● Request
Please reproduce exactly the lines between the line holding "Convert this chart" and the line holding "ax.tick_params(axis='x', pad=5)", inclusive, leaving out any pictures.
━━━━━ Data provided
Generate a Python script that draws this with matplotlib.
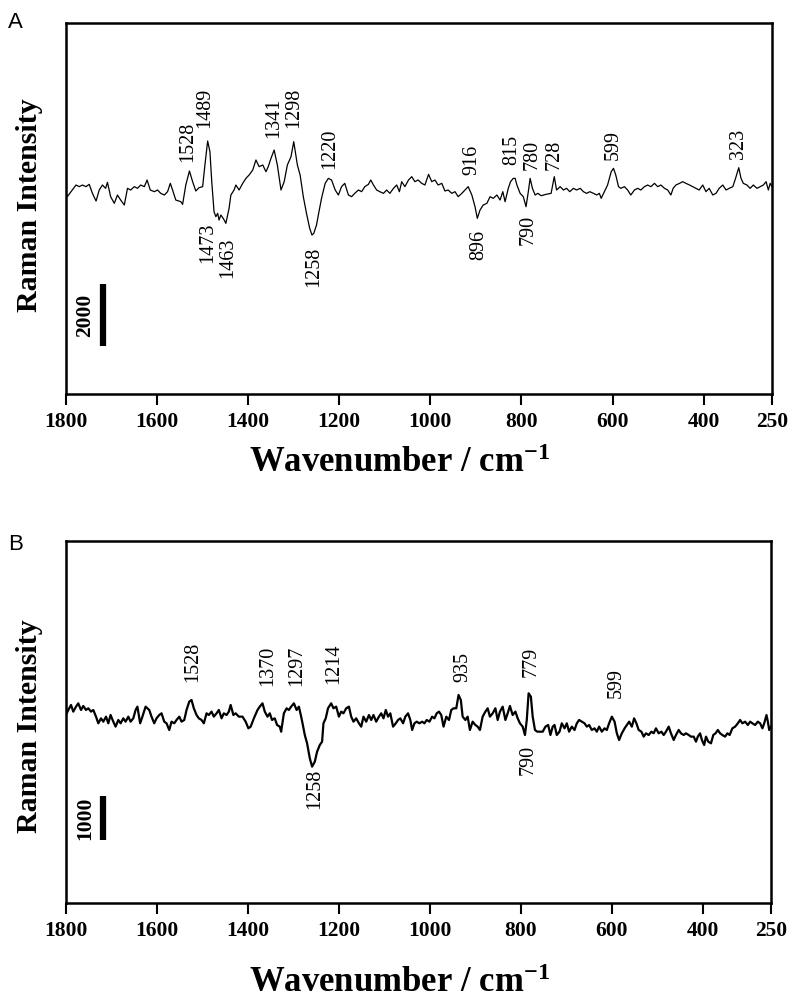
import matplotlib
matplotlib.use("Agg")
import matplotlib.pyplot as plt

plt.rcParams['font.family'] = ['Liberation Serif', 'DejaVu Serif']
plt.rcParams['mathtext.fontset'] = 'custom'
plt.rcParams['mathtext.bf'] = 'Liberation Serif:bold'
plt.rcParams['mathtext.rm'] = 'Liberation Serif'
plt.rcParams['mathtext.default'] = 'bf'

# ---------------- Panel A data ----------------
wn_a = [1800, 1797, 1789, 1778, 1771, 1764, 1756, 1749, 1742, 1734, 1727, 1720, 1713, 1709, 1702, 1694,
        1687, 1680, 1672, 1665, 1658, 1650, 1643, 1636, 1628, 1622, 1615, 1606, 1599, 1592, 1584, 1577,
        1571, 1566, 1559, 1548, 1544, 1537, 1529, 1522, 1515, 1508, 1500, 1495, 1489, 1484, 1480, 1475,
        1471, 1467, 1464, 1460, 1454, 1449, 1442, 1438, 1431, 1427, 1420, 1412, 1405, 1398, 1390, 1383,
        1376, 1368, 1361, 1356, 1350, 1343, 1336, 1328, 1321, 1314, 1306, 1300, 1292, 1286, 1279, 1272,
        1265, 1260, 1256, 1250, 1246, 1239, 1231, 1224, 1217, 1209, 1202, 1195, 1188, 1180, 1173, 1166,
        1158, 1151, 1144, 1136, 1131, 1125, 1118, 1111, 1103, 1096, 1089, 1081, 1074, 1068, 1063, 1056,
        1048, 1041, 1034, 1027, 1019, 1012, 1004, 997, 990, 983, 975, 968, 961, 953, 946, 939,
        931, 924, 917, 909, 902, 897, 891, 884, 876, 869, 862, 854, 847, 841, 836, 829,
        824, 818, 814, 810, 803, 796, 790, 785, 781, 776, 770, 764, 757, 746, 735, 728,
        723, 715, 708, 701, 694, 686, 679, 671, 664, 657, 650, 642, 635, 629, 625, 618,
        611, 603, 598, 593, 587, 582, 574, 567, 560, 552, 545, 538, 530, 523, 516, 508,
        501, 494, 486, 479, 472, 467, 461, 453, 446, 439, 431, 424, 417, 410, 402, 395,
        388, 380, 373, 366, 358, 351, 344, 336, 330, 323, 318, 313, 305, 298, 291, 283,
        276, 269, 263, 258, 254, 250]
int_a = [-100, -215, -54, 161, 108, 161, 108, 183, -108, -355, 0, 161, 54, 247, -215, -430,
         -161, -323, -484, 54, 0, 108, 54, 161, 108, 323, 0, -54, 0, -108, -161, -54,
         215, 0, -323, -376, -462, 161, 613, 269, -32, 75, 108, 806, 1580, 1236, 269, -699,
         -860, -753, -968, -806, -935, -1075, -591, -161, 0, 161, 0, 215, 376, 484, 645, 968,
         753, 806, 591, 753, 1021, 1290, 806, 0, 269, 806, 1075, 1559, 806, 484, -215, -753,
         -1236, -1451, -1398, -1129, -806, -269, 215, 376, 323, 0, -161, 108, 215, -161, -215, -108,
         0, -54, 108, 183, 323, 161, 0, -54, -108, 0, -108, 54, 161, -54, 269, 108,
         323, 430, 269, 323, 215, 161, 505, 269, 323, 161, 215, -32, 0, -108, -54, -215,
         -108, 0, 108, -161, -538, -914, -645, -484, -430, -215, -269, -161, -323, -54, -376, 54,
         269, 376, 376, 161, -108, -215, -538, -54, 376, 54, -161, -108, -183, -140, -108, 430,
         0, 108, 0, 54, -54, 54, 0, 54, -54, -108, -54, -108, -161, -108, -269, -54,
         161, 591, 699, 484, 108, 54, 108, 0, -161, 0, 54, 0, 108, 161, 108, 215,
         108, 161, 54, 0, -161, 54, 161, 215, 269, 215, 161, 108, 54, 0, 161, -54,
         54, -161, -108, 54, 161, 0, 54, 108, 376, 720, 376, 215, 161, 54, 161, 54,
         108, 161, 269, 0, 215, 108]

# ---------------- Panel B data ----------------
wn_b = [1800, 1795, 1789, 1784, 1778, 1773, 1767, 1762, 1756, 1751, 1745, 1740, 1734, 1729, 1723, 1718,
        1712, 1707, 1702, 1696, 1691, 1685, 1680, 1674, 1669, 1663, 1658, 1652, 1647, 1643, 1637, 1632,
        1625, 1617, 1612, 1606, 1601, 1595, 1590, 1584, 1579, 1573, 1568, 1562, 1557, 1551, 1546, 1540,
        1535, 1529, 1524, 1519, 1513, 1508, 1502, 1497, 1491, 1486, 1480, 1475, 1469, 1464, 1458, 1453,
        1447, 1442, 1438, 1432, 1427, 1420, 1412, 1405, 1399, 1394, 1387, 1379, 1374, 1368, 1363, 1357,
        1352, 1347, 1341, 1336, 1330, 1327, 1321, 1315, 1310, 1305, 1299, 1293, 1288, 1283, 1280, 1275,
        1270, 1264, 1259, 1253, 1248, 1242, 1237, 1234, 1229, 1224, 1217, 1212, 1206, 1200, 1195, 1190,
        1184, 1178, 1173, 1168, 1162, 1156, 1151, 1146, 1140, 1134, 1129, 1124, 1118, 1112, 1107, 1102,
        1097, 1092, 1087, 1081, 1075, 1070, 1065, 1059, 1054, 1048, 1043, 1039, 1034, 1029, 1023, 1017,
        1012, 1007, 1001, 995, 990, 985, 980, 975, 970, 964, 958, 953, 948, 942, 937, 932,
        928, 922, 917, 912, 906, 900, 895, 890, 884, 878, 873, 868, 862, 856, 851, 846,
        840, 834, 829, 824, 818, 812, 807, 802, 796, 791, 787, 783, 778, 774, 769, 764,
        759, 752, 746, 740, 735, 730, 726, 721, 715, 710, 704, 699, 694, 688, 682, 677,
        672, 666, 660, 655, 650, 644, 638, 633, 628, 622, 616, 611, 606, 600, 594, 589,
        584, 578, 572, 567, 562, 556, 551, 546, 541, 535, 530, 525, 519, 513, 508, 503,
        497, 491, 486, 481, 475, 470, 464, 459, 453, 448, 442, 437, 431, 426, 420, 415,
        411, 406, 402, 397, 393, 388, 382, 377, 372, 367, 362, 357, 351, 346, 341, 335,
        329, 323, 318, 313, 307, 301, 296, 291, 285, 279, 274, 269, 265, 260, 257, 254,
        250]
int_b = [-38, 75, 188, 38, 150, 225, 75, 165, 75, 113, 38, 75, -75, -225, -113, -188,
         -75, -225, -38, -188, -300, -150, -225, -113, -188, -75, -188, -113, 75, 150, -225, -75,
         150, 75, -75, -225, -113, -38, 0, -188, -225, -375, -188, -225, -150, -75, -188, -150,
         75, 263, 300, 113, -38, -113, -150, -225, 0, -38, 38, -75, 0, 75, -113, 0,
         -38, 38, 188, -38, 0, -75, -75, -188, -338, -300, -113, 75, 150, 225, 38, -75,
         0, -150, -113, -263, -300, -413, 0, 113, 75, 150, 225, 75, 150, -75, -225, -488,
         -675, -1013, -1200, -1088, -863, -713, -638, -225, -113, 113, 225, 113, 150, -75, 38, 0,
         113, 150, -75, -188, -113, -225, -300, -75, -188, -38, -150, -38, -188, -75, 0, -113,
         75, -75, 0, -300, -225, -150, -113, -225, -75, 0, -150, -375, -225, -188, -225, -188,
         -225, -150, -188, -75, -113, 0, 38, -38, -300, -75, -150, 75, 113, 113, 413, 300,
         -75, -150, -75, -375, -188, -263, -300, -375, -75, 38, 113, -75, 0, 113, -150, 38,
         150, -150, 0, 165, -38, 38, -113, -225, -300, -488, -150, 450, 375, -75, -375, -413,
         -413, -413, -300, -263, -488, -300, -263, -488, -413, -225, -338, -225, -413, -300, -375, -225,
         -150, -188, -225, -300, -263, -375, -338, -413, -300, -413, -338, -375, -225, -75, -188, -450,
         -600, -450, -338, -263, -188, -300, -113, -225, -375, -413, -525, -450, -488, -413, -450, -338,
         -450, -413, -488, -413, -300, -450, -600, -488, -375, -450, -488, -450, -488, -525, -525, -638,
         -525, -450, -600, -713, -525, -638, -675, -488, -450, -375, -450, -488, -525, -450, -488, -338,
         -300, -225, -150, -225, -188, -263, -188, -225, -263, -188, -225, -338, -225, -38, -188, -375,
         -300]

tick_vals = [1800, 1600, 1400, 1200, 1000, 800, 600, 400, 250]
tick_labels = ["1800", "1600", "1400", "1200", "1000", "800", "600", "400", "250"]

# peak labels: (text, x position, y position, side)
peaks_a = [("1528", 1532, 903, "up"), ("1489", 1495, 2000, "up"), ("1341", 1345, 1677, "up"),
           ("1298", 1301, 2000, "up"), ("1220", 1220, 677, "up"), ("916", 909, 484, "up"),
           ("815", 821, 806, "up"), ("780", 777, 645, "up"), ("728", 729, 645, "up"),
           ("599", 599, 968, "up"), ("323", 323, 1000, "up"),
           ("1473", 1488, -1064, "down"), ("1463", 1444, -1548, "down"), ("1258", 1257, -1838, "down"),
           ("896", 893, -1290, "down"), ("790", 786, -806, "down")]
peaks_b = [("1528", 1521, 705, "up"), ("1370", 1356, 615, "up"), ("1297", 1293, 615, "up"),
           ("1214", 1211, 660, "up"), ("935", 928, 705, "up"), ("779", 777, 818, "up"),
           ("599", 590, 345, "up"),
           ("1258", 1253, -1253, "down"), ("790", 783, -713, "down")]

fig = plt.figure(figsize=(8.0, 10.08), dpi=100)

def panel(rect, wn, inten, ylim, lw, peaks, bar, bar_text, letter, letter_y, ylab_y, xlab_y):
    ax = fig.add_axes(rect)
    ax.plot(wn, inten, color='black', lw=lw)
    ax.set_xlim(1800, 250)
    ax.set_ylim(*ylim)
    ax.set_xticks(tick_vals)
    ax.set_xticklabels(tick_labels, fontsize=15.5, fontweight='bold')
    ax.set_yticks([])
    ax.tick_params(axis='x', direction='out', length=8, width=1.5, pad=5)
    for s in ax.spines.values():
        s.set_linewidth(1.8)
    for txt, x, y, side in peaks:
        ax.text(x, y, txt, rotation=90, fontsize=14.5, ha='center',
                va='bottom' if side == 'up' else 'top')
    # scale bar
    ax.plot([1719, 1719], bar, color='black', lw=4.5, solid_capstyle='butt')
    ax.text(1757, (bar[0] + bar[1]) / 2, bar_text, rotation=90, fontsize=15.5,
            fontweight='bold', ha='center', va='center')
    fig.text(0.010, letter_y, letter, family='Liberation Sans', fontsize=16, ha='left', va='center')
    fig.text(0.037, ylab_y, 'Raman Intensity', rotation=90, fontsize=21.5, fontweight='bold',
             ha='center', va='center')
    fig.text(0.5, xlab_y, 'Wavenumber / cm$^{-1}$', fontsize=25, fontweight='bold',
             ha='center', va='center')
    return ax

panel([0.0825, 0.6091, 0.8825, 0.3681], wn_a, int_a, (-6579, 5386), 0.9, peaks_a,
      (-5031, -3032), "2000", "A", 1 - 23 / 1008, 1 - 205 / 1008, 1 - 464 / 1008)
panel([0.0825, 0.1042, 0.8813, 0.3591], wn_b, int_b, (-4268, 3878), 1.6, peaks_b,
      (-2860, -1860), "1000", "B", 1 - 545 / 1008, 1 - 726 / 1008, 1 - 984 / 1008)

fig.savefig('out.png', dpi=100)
━━━━━━━━━━
━━━━━ Data provided
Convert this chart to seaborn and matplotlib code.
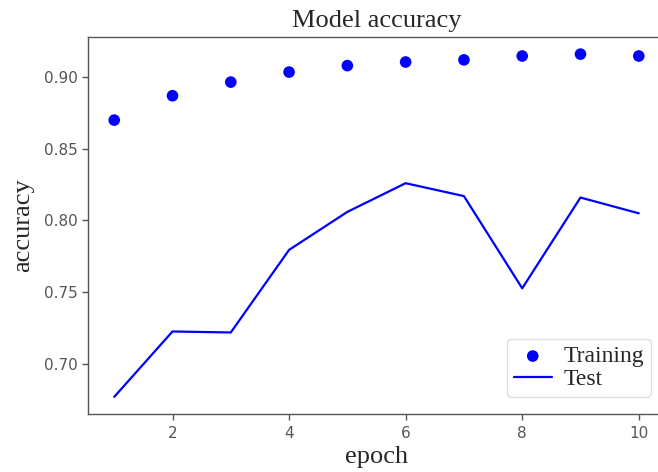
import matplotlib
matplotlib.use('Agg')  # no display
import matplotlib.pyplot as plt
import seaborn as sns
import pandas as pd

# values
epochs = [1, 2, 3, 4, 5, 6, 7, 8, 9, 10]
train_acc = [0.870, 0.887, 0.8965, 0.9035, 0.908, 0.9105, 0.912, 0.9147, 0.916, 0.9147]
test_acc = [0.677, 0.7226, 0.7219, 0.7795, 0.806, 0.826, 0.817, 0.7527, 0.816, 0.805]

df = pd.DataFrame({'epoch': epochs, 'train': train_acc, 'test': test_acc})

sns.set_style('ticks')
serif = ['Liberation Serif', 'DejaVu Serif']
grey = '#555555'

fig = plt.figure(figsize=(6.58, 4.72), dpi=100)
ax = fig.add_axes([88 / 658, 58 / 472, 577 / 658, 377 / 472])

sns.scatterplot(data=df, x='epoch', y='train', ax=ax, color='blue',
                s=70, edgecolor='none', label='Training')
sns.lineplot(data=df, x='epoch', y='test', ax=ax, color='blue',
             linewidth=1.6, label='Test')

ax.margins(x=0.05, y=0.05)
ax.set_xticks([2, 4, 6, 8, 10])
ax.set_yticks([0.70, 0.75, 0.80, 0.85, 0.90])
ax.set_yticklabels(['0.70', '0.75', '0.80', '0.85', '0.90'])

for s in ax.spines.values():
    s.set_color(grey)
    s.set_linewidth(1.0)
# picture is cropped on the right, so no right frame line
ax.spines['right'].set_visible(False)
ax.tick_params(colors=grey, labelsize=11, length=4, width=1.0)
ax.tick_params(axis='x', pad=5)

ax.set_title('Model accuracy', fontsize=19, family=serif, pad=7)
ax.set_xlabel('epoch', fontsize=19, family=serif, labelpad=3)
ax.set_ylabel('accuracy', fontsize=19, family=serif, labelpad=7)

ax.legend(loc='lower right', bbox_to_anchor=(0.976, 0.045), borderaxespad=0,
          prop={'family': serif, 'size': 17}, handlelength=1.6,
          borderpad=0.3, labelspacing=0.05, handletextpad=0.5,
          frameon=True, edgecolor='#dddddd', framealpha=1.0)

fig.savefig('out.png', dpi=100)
━━━━━━━━━━
● The completed task
Convert this chart to seaborn and matplotlib code.
import matplotlib
matplotlib.use('Agg')  # no display
import matplotlib.pyplot as plt
import seaborn as sns
import pandas as pd

# values
epochs = [1, 2, 3, 4, 5, 6, 7, 8, 9, 10]
train_acc = [0.870, 0.887, 0.8965, 0.9035, 0.908, 0.9105, 0.912, 0.9147, 0.916, 0.9147]
test_acc = [0.677, 0.7226, 0.7219, 0.7795, 0.806, 0.826, 0.817, 0.7527, 0.816, 0.805]

df = pd.DataFrame({'epoch': epochs, 'train': train_acc, 'test': test_acc})

sns.set_style('ticks')
serif = ['Liberation Serif', 'DejaVu Serif']
grey = '#555555'

fig = plt.figure(figsize=(6.58, 4.72), dpi=100)
ax = fig.add_axes([88 / 658, 58 / 472, 577 / 658, 377 / 472])

sns.scatterplot(data=df, x='epoch', y='train', ax=ax, color='blue',
                s=70, edgecolor='none', label='Training')
sns.lineplot(data=df, x='epoch', y='test', ax=ax, color='blue',
             linewidth=1.6, label='Test')

ax.margins(x=0.05, y=0.05)
ax.set_xticks([2, 4, 6, 8, 10])
ax.set_yticks([0.70, 0.75, 0.80, 0.85, 0.90])
ax.set_yticklabels(['0.70', '0.75', '0.80', '0.85', '0.90'])

for s in ax.spines.values():
    s.set_color(grey)
    s.set_linewidth(1.0)
# picture is cropped on the right, so no right frame line
ax.spines['right'].set_visible(False)
ax.tick_params(colors=grey, labelsize=11, length=4, width=1.0)
ax.tick_params(axis='x', pad=5)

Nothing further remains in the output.